━━ GIVEN MATERIAL

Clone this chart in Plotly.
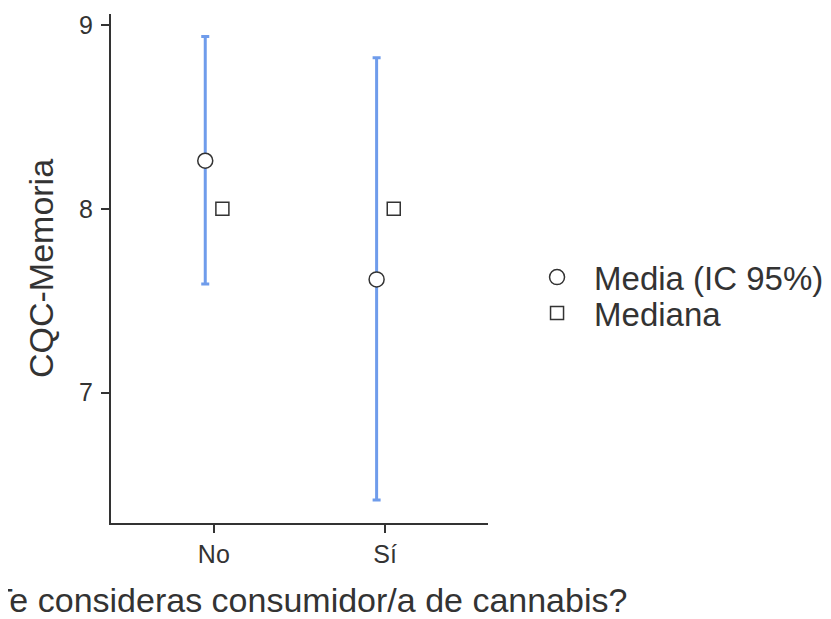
import plotly.graph_objects as go

categories = ["No", "Sí"]
mean_values = [8.262, 7.616]
ci_lower = [7.591, 6.416]
ci_upper = [8.937, 8.822]
median_values = [8.0, 8.0]
y_ticks = [7, 8, 9]

FONT = "Liberation Sans, Arial, sans-serif"
TXT = "#333333"
idx = list(range(len(categories)))
dodge = 0.05

fig = go.Figure()
fig.add_trace(go.Scatter(
    x=[i - dodge for i in idx], y=mean_values, mode="markers", name="Media (IC 95%)",
    legend="legend",
    marker=dict(symbol="circle", size=15, color="white", line=dict(color="#333333", width=1.5)),
    error_y=dict(type="data", symmetric=False,
                 array=[u - m for u, m in zip(ci_upper, mean_values)],
                 arrayminus=[m - l for m, l in zip(mean_values, ci_lower)],
                 color="#6f9ceb", thickness=3, width=4),
))
fig.add_trace(go.Scatter(
    x=[i + dodge for i in idx], y=median_values, mode="markers", name="Mediana",
    legend="legend2",
    marker=dict(symbol="square", size=13, color="white", line=dict(color="#333333", width=1.5)),
))

leg_common = dict(x=1.085, xanchor="left", yanchor="middle",
                  font=dict(size=33, color=TXT), itemwidth=64, bgcolor="rgba(0,0,0,0)")

fig.update_layout(
    width=823, height=611,
    margin=dict(l=103, r=343, t=6, b=96, autoexpand=False),
    paper_bgcolor="white", plot_bgcolor="white",
    font=dict(family=FONT, color=TXT),
    showlegend=True,
    legend=dict(y=0.483, **leg_common),
    legend2=dict(y=0.4125, **leg_common),
    xaxis=dict(
        range=[-0.6, 1.6], tickvals=idx, ticktext=categories,
        showgrid=False, zeroline=False, showline=True, linecolor="#333333", linewidth=2,
        ticks="outside", ticklen=8, tickwidth=2, tickcolor="#333333",
        tickfont=dict(size=25, color=TXT),
        title=dict(text="¿Te consideras consumidor/a de cannabis?", font=dict(size=34, color=TXT), standoff=23),
    ),
    yaxis=dict(
        range=[6.2905, 9.06], tickvals=y_ticks,
        showgrid=False, zeroline=False, showline=True, linecolor="#333333", linewidth=2,
        ticks="outside", ticklen=8, tickwidth=2, tickcolor="#333333",
        ticklabelstandoff=3,
        tickfont=dict(size=25, color=TXT),
        title=dict(text="CQC-Memoria", font=dict(size=34, color=TXT), standoff=15),
    ),
)
fig.write_html("out.html")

━━━━

:: WRITTEN TASK ::
Repeat the material above word for word, please, apart from its images.

:: FINISHED ANSWER ::
Clone this chart in Plotly.
import plotly.graph_objects as go

categories = ["No", "Sí"]
mean_values = [8.262, 7.616]
ci_lower = [7.591, 6.416]
ci_upper = [8.937, 8.822]
median_values = [8.0, 8.0]
y_ticks = [7, 8, 9]

FONT = "Liberation Sans, Arial, sans-serif"
TXT = "#333333"
idx = list(range(len(categories)))
dodge = 0.05

fig = go.Figure()
fig.add_trace(go.Scatter(
    x=[i - dodge for i in idx], y=mean_values, mode="markers", name="Media (IC 95%)",
    legend="legend",
    marker=dict(symbol="circle", size=15, color="white", line=dict(color="#333333", width=1.5)),
    error_y=dict(type="data", symmetric=False,
                 array=[u - m for u, m in zip(ci_upper, mean_values)],
                 arrayminus=[m - l for m, l in zip(mean_values, ci_lower)],
                 color="#6f9ceb", thickness=3, width=4),
))
fig.add_trace(go.Scatter(
    x=[i + dodge for i in idx], y=median_values, mode="markers", name="Mediana",
    legend="legend2",
    marker=dict(symbol="square", size=13, color="white", line=dict(color="#333333", width=1.5)),
))

leg_common = dict(x=1.085, xanchor="left", yanchor="middle",
                  font=dict(size=33, color=TXT), itemwidth=64, bgcolor="rgba(0,0,0,0)")

fig.update_layout(
    width=823, height=611,
    margin=dict(l=103, r=343, t=6, b=96, autoexpand=False),
    paper_bgcolor="white", plot_bgcolor="white",
    font=dict(family=FONT, color=TXT),
    showlegend=True,
    legend=dict(y=0.483, **leg_common),
    legend2=dict(y=0.4125, **leg_common),
    xaxis=dict(
        range=[-0.6, 1.6], tickvals=idx, ticktext=categories,
        showgrid=False, zeroline=False, showline=True, linecolor="#333333", linewidth=2,
        ticks="outside", ticklen=8, tickwidth=2, tickcolor="#333333",
        tickfont=dict(size=25, color=TXT),
        title=dict(text="¿Te consideras consumidor/a de cannabis?", font=dict(size=34, color=TXT), standoff=23),
    ),
    yaxis=dict(
        range=[6.2905, 9.06], tickvals=y_ticks,
        showgrid=False, zeroline=False, showline=True, linecolor="#333333", linewidth=2,
        ticks="outside", ticklen=8, tickwidth=2, tickcolor="#333333",
        ticklabelstandoff=3,
        tickfont=dict(size=25, color=TXT),
        title=dict(text="CQC-Memoria", font=dict(size=34, color=TXT), standoff=15),
    ),
)
fig.write_html("out.html")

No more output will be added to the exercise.